-- start --

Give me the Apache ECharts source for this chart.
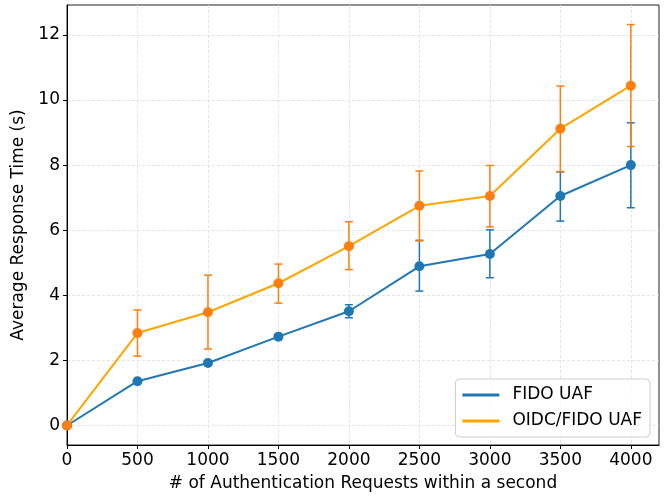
<!DOCTYPE html>
<html>
<head>
<meta charset="utf-8">
<script src="https://cdn.jsdelivr.net/npm/echarts@6/dist/echarts.min.js"></script>
<style>
  html, body { margin: 0; padding: 0; background: #fff; }
  #chart { width: 667px; height: 497px; }
</style>
</head>
<body>
<div id="chart"></div>
<script>
// requests per second on the x axis
var requests = [0, 500, 1000, 1500, 2000, 2500, 3000, 3500, 4000];

// FIDO UAF: mean response time and error bar ends (s)
var fidoMean = [0, 1.36, 1.92, 2.73, 3.51, 4.89, 5.27, 7.05, 8.00];
var fidoLow  = [0, 1.32, 1.88, 2.69, 3.31, 4.13, 4.54, 6.28, 6.69];
var fidoHigh = [0, 1.40, 1.96, 2.77, 3.71, 5.69, 6.01, 7.79, 9.30];

// OIDC/FIDO UAF
var oidcMean = [0, 2.84, 3.48, 4.37, 5.51, 6.75, 7.05, 9.12, 10.44];
var oidcLow  = [0, 2.13, 2.35, 3.76, 4.79, 5.67, 6.10, 7.80, 8.57];
var oidcHigh = [0, 3.55, 4.62, 4.96, 6.26, 7.82, 7.99, 10.43, 12.32];

var xTicks = [0, 500, 1000, 1500, 2000, 2500, 3000, 3500, 4000];
var yTicks = [0, 2, 4, 6, 8, 10, 12];

var blue = '#1f77b4';
var orangeLine = '#ffa500';
var orangeMark = '#ff7f0e';
var font = 'DejaVu Sans';
var fs = 17;

function pairs(xs, ys) {
  var out = [];
  for (var i = 0; i < xs.length; i++) out.push([xs[i], ys[i]]);
  return out;
}
function errRows(xs, lo, hi) {
  var out = [];
  for (var i = 0; i < xs.length; i++) out.push([xs[i], lo[i], hi[i]]);
  return out;
}

// draws a vertical error bar with caps
function errorBar(color) {
  return function (params, api) {
    var x = api.value(0);
    var lo = api.coord([x, api.value(1)]);
    var hi = api.coord([x, api.value(2)]);
    var cap = 4;
    var style = { stroke: color, lineWidth: 1.5 };
    return {
      type: 'group',
      children: [
        { type: 'line', shape: { x1: lo[0], y1: lo[1], x2: hi[0], y2: hi[1] }, style: style },
        { type: 'line', shape: { x1: lo[0] - cap, y1: lo[1], x2: lo[0] + cap, y2: lo[1] }, style: style },
        { type: 'line', shape: { x1: hi[0] - cap, y1: hi[1], x2: hi[0] + cap, y2: hi[1] }, style: style }
      ]
    };
  };
}

var myChart = echarts.init(document.getElementById('chart'));

var option = {
  animation: false,
  textStyle: { fontFamily: font },
  grid: {
    left: 67, right: 8, top: 5, bottom: 52,
    show: true,
    borderColor: '#222',
    borderWidth: 1
  },
  legend: {
    orient: 'vertical',
    right: 17,
    bottom: 60,
    padding: [6, 8, 6, 7],
    itemGap: 6,
    itemWidth: 37,
    itemHeight: 3,
    icon: 'rect',
    borderColor: '#cccccc',
    borderWidth: 1,
    borderRadius: 4,
    backgroundColor: 'rgba(255,255,255,0.8)',
    textStyle: { fontSize: fs, color: '#000', fontFamily: font, padding: [0, 0, 0, 8], lineHeight: 20 },
    data: [
      { name: 'FIDO UAF', itemStyle: { color: blue } },
      { name: 'OIDC/FIDO UAF', itemStyle: { color: orangeLine } }
    ]
  },
  xAxis: {
    type: 'value',
    min: 0,
    max: 4200,
    name: '# of Authentication Requests within a second',
    nameLocation: 'middle',
    nameGap: 30,
    nameTextStyle: { fontSize: fs, color: '#000', fontFamily: font },
    axisLine: { show: true, onZero: false, lineStyle: { color: '#000', width: 1 } },
    axisTick: { show: true, inside: false, length: 4, lineStyle: { color: '#000' }, customValues: xTicks },
    axisLabel: {
      fontSize: fs, color: '#000', fontFamily: font, margin: 7, customValues: xTicks,
      formatter: function (v) { return String(v); }
    },
    splitLine: { show: true, lineStyle: { color: '#dddddd', type: [3, 2], width: 0.8 } }
  },
  yAxis: {
    type: 'value',
    min: -0.6,
    max: 12.92,
    name: 'Average Response Time (s)',
    nameLocation: 'middle',
    nameGap: 36,
    nameTextStyle: { fontSize: fs, color: '#000', fontFamily: font },
    axisLine: { show: true, onZero: false, lineStyle: { color: '#000', width: 1 } },
    axisTick: { show: true, inside: false, length: 4, lineStyle: { color: '#000' }, customValues: yTicks },
    axisLabel: { fontSize: fs, color: '#000', fontFamily: font, margin: 7, customValues: yTicks },
    splitLine: { show: true, lineStyle: { color: '#dddddd', type: [3, 2], width: 0.8 } }
  },
  series: [
    {
      name: 'FIDO UAF err',
      type: 'custom',
      renderItem: errorBar(blue),
      data: errRows(requests, fidoLow, fidoHigh),
      encode: { x: 0, y: [1, 2] },
      z: 2,
      silent: true
    },
    {
      name: 'OIDC/FIDO UAF err',
      type: 'custom',
      renderItem: errorBar(orangeMark),
      data: errRows(requests, oidcLow, oidcHigh),
      encode: { x: 0, y: [1, 2] },
      z: 3,
      silent: true
    },
    {
      name: 'FIDO UAF',
      type: 'line',
      data: pairs(requests, fidoMean),
      symbol: 'circle',
      symbolSize: 10,
      showAllSymbol: true,
      lineStyle: { color: blue, width: 2 },
      itemStyle: { color: blue },
      z: 4
    },
    {
      name: 'OIDC/FIDO UAF',
      type: 'line',
      data: pairs(requests, oidcMean),
      symbol: 'circle',
      symbolSize: 10,
      showAllSymbol: true,
      lineStyle: { color: orangeLine, width: 2 },
      itemStyle: { color: orangeMark },
      z: 5
    }
  ]
};

myChart.setOption(option);
</script>
</body>
</html>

-- end --

Exercise requirements -> Without any pictures, reproduce the lines from the first one in the material through the line that has "var myChart = echarts.init(document.getElementById('chart'));", exactly as they appear.

Completed task ->
Give me the Apache ECharts source for this chart.
<!DOCTYPE html>
<html>
<head>
<meta charset="utf-8">
<script src="https://cdn.jsdelivr.net/npm/echarts@6/dist/echarts.min.js"></script>
<style>
  html, body { margin: 0; padding: 0; background: #fff; }
  #chart { width: 667px; height: 497px; }
</style>
</head>
<body>
<div id="chart"></div>
<script>
// requests per second on the x axis
var requests = [0, 500, 1000, 1500, 2000, 2500, 3000, 3500, 4000];

// FIDO UAF: mean response time and error bar ends (s)
var fidoMean = [0, 1.36, 1.92, 2.73, 3.51, 4.89, 5.27, 7.05, 8.00];
var fidoLow  = [0, 1.32, 1.88, 2.69, 3.31, 4.13, 4.54, 6.28, 6.69];
var fidoHigh = [0, 1.40, 1.96, 2.77, 3.71, 5.69, 6.01, 7.79, 9.30];

// OIDC/FIDO UAF
var oidcMean = [0, 2.84, 3.48, 4.37, 5.51, 6.75, 7.05, 9.12, 10.44];
var oidcLow  = [0, 2.13, 2.35, 3.76, 4.79, 5.67, 6.10, 7.80, 8.57];
var oidcHigh = [0, 3.55, 4.62, 4.96, 6.26, 7.82, 7.99, 10.43, 12.32];

var xTicks = [0, 500, 1000, 1500, 2000, 2500, 3000, 3500, 4000];
var yTicks = [0, 2, 4, 6, 8, 10, 12];

var blue = '#1f77b4';
var orangeLine = '#ffa500';
var orangeMark = '#ff7f0e';
var font = 'DejaVu Sans';
var fs = 17;

function pairs(xs, ys) {
  var out = [];
  for (var i = 0; i < xs.length; i++) out.push([xs[i], ys[i]]);
  return out;
}
function errRows(xs, lo, hi) {
  var out = [];
  for (var i = 0; i < xs.length; i++) out.push([xs[i], lo[i], hi[i]]);
  return out;
}

// draws a vertical error bar with caps
function errorBar(color) {
  return function (params, api) {
    var x = api.value(0);
    var lo = api.coord([x, api.value(1)]);
    var hi = api.coord([x, api.value(2)]);
    var cap = 4;
    var style = { stroke: color, lineWidth: 1.5 };
    return {
      type: 'group',
      children: [
        { type: 'line', shape: { x1: lo[0], y1: lo[1], x2: hi[0], y2: hi[1] }, style: style },
        { type: 'line', shape: { x1: lo[0] - cap, y1: lo[1], x2: lo[0] + cap, y2: lo[1] }, style: style },
        { type: 'line', shape: { x1: hi[0] - cap, y1: hi[1], x2: hi[0] + cap, y2: hi[1] }, style: style }
      ]
    };
  };
}

var myChart = echarts.init(document.getElementById('chart'));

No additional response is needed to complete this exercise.